---------- Dataset section ----------

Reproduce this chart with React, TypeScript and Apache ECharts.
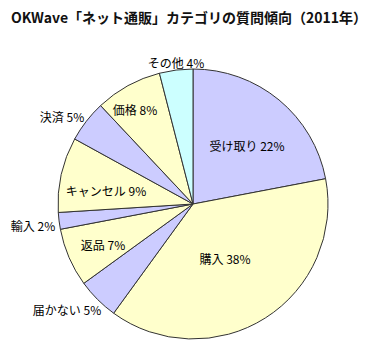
import React, { useEffect, useRef } from "react";
import * as echarts from "echarts";

const titleText = "OKWave「ネット通販」カテゴリの質問傾向（2011年）";
const categories = ["受け取り", "購入", "届かない", "返品", "輸入", "キャンセル", "決済", "価格", "その他"];
const values = [22, 38, 5, 7, 2, 9, 5, 8, 4];
const colors = ["#ccccff", "#ffffcc", "#ccccff", "#ffffcc", "#ccccff", "#ffffcc", "#ccccff", "#ffffcc", "#ccffff"];
// label anchor positions (pixels)
const labelX = [247, 225, 67, 103, 33, 106, 62, 135, 176];
const labelY = [145, 258, 309, 244, 225, 190, 116, 109, 62];

export default function App() {
  const ref = useRef<HTMLDivElement>(null);
  useEffect(() => {
    document.body.style.margin = "0";
    const chart = echarts.init(ref.current!, null, { renderer: "svg" });
    chart.setOption({
      animation: false,
      backgroundColor: "#ffffff",
      title: {
        text: titleText,
        left: "center",
        top: 5,
        textStyle: { fontSize: 14, fontWeight: "bold", color: "#111", fontFamily: "Noto Sans CJK JP" },
      },
      series: [
        {
          type: "pie",
          center: [193, 204],
          radius: [0, 135],
          startAngle: 90,
          clockwise: true,
          avoidLabelOverlap: false,
          data: categories.map((c, i) => ({
            name: c,
            value: values[i],
            itemStyle: { color: colors[i] },
          })),
          itemStyle: { borderColor: "#333", borderWidth: 1 },
          label: {
            show: true,
            position: "inside",
            formatter: (p: any) => `${p.name} ${p.value}%`,
            fontSize: 12,
            fontWeight: "normal",
            color: "#000",
            fontFamily: "Noto Sans CJK JP",
          },
          labelLine: { show: false },
          labelLayout: (p: any) => ({
            x: labelX[p.dataIndex],
            y: labelY[p.dataIndex],
            align: "center",
            verticalAlign: "middle",
          }),
          emphasis: { disabled: true },
        },
      ],
    });
    return () => chart.dispose();
  }, []);
  return <div ref={ref} style={{ width: 378, height: 349 }} />;
}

----------

Give again, word for word, every line from the top of the data above to the line holding "import * as", inclusive, with the pictures left out.

Reproduce this chart with React, TypeScript and Apache ECharts.
import React, { useEffect, useRef } from "react";
import * as echarts from "echarts";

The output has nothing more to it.